[RFC] Make SMP secondary CPU up more resilient to failure.

Sat Dec 18 07:10:49 EST 2010

On Sat, Dec 18, 2010 at 6:01 AM, Russell King - ARM Linux
<linux at arm.linux.org.uk> wrote:
> On Sat, Dec 18, 2010 at 01:17:34AM -0600, Andrei Warkentin wrote:
>> I do want to bring to your attention something I found while making
>> the patch I mailed here. It's that
>> secondary_startup (along with MMU-enabling friends) are located in the
>> .init.text section and get nuked after
>> startup. Which means that the secondary startup right now can't be
>> done without moving this code out of .init.text.
>> Moving that stuff is kind of iffy too, because it's used immediately
>> in head.S. I didn't try very hard :) (and it didn't work, but that's
>> my fault). Now I have a good reason to try again :).
>
> I have a series of 10 patches which does that, posted previously to this
> mailing list on 4th October which addresses that.
>
> There's another series of 22 patches which clean up the SMP support which
> you also probably aren't aware of (Daniel Walker is though.)  That now
> has the VFP and pen_release fixes I just posted added to it, and it's
> also going to make the failure-to-online message a little more verbose
> as to why the failure happened.
>
>> >> >>       /* return happens from __cortex_a9_restore */
>> >> >>       barrier();
>> >> >>       writel(smp_processor_id(), EVP_CPU_RESET_VECTOR);
>> >> >
>> >> > And here, if the CPU is not _immediately_ stopped, it will return and
>> >> > restart the bring-up.  If you are using hardware to reset the CPU (which
>> >> > it seems you are), you should ensure that this function never returns.
>> >> > You may also wish to add a pr_crit() here to indicate when this failure
>> >> > happens.
>> >> >
>> >>
>> >> It is immediately stopped. Turned off really. But this is where it
>> >> will resume on when it gets brought back up (__cortex_a9_restore takes
>> >> care of that)
>> >
>>
>> But this is a writel to memory. And CONFIG_ARM_DMA_MEM_BUFFERABLE is
>> defined, so there is a __wmb() after the write, and in our case
>> #define wmb()           do { dsb(); outer_sync(); } while (0)
>>
>> The dsb will flush the write buffer, unless I misunderstand.
>
> writel() is defined as follows:
>
> #define writel(v,c)             ({ __iowmb(); writel_relaxed(v,c); })
>
> Notice that the wmb barrier is performed before the actual write to device,
> not after it.  That is to ensure that if this device write is telling
> something to start DMA, any previous writes to DMA coherent memory (eg,
> for ring descriptors) will be visible to the DMA agent.
>

...and in that last case there are no writels following the write of
SMP id to reset vector.
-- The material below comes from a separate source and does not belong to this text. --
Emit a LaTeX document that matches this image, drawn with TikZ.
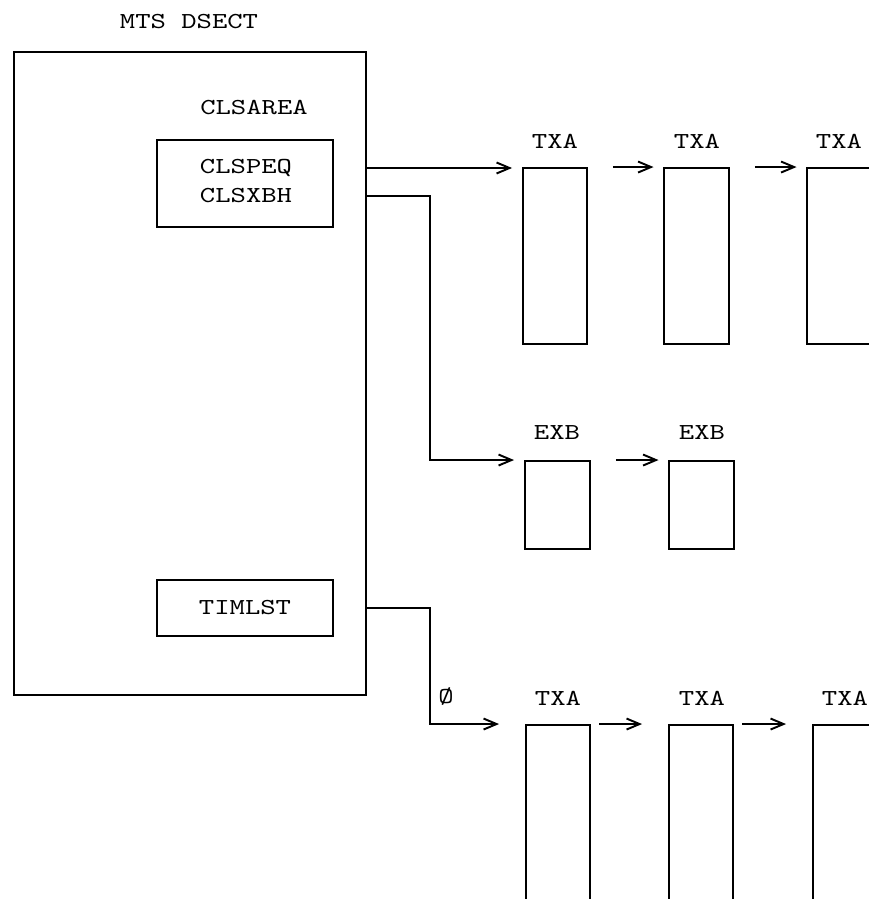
\documentclass[tikz,border=0pt]{standalone}
\usepackage{fontspec}
\usepackage{tikz}
\usetikzlibrary{arrows.meta,positioning,fit,calc}
\newfontfamily\dsectfont{lmmono10-regular.otf}[FakeStretch=1.28]
\tikzset{
  dbox/.style={draw=black,line width=1.1pt,inner sep=0pt,font=\dsectfont\fontsize{13}{15}\selectfont},
  tag/.style={font=\dsectfont\fontsize{13}{15}\selectfont,inner sep=1pt},
  link/.style={-{Straight Barb[length=2.6mm,width=2.2mm]},line width=1.1pt,draw=black},
  chain/.style={link,shorten <=5mm,shorten >=1.9mm},
  hop/.style={link,shorten <=1.7mm,shorten >=5.2mm}
}
\begin{document}
\begin{tikzpicture}[x=0.2mm,y=-0.2mm]
  \useasboundingbox (0,0) rectangle (869,899);
  \clip (0,0) rectangle (869,899);

  % the dsect and its areas
  \node[tag] (title) at (189,22) {MTS DSECT};
  \node[dbox,fit={(14,52) (366,695)}] (dsect) {};
  \node[tag] (area) at (254,108) {CLSAREA};
  \node[dbox,fit={(157,140) (333,227)}] (clsarea) {};
  \node[tag] (peq) at (246,168) {CLSPEQ};
  \node[tag] (xbh) at (246,196) {CLSXBH};
  \node[dbox,fit={(157,580) (333,636)}] (timlst) {};
  \node[tag] (timtext) at (timlst.center) {TIMLST};

  % TXA chain
  \node[dbox,fit={(523,168) (587,344)}] (txa1) {};
  \node[dbox,fit={(664,168) (729,344)}] (txa2) {};
  \node[dbox,fit={(807,168) (872,344)}] (txa3) {};
  \node[tag] (ltxa1) at (555,141) {TXA};
  \node[tag] (ltxa2) at (697,141) {TXA};
  \node[tag] (ltxa3) at (839,141) {TXA};

  % EXB chain
  \node[dbox,fit={(525,461) (590,549)}] (exb1) {};
  \node[dbox,fit={(669,461) (734,549)}] (exb2) {};
  \node[tag] (lexb1) at (557,433) {EXB};
  \node[tag] (lexb2) at (702,433) {EXB};

  % timer TXA chain
  \node[dbox,fit={(526,725) (590,940)}] (btx1) {};
  \node[dbox,fit={(669,725) (733,940)}] (btx2) {};
  \node[dbox,fit={(813,725) (877,940)}] (btx3) {};
  \node[tag] (lbtx1) at (558,698) {TXA};
  \node[tag] (lbtx2) at (702,698) {TXA};
  \node[tag] (lbtx3) at (845,698) {TXA};
  \node[tag] (null) at (446,697) {Ø};

  \coordinate (xbhbend) at (430,0);
  \coordinate (timbend) at (430,0);

  \draw[link] (peq -| dsect.east) -- ([xshift=-2mm]txa1.west |- peq);
  \draw[chain] (txa1.north east) -- (txa2.north west);
  \draw[chain] (txa2.north east) -- (txa3.north west);

  \draw[link] (xbh -| dsect.east) -- (xbh -| xbhbend) |- ([xshift=-2mm]exb1.north west);
  \draw[chain] (exb1.north east) -- (exb2.north west);

  \draw[link] (timtext -| dsect.east) -- (timtext -| timbend) |- ([xshift=-5.2mm]btx1.north west);
  \draw[hop] (btx1.north east) -- (btx2.north west);
  \draw[hop] (btx2.north east) -- (btx3.north west);
\end{tikzpicture}
\end{document}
Oops :/.

> There are no ordering guarantees between the device write vs accesses
> after the writel().
>
>> Keep in mind that this is not why we were seeing that failure. If it
>> failed here, secondary_boot spinning on this value wouldn't have
>> succeeded, and it wouldn't even try spinning with a timeout on the
>> cpu_online bit. And while I agree with you that the hotplug code code
>> be severely less byzantine (and help everybody all the other mach SMP
>> efforts in a generic fashion), it's not the problem either - it works
>> - boot_secondary returns success and cpu_up enters the timeout wait
>> for the online bit.
>
> Well, the code has issues as it currently stands, and I'd like to see
> some of those issues resolved first, and then re-checking where we stand
> with this.
>
>> I debugged through what was happening, and boot_secondary was
>> succeeding (this means that the secondary IS now about to jump to
>> secondary_start_kernel).
>
> I assume you are aware that your boot_secondary() _always_ succeeds, even
> if this times out?
>
>        timeout = jiffies + HZ;
>        while (time_before(jiffies, timeout)) {
>                if (readl(EVP_CPU_RESET_VECTOR) != boot_vector)
>                        break;
>                udelay(10);
>        }
> ...
>        spin_unlock(&boot_lock);
>
>        return 0;
>
> It would be good if you fixed that and re-tested - what could be
> happening is exactly the same thing you're accusing the generic code
> of doing:
>
>        CPU0                    CPU1
>        writes RESET_VECTOR
>        prods CPU
>        starts wait
>                                cpu starts slowly
>        times out
>        restores RESET_VECTOR
>                                writes RESET_VECTOR
>        returns success
>        starts wait for CPU online
>                                ...
>        times out
>        returns -EIO
>                                cpu comes online
>
> You'll never know if your reset vector has been corrupted in this way
> because you always return success.

Gah, that's terrible...how could I have missed this... I'll go put the
foot back in my mouth :).

>
>> But the wait to set the online bit timed out.
>> Not by much (judging from kernel messages), but timed out. Now, this
>> was on a IO/memory/compute overloaded system, this isn't supposed to
>> happen in real life, but it happened, and it's not helping our stress
>> tests ;-). Basically there is no safe guards to prevent something like
>> this from happening, hence the patch.
>
> We assume in __cpu_up() is that if boot_secondary() returns success, the
> CPU is well on its way to coming online - iow, platform_secondary_init()
> has been reached, and we have relatively little stuff to do before we see
> the CPU coming online.
>
> I can't see that your code allows that assumption to be made, as
> boot_secondary() always returns success.
>
> Maybe you need your wait-for-reset-vector to be longer, and on failure
> place the CPU back into reset to ensure that it doesn't corrupt the
> reset vector if it starts late?
>

Definitely. This would be exactly the right place to place any holding logic...

Thanks again,
A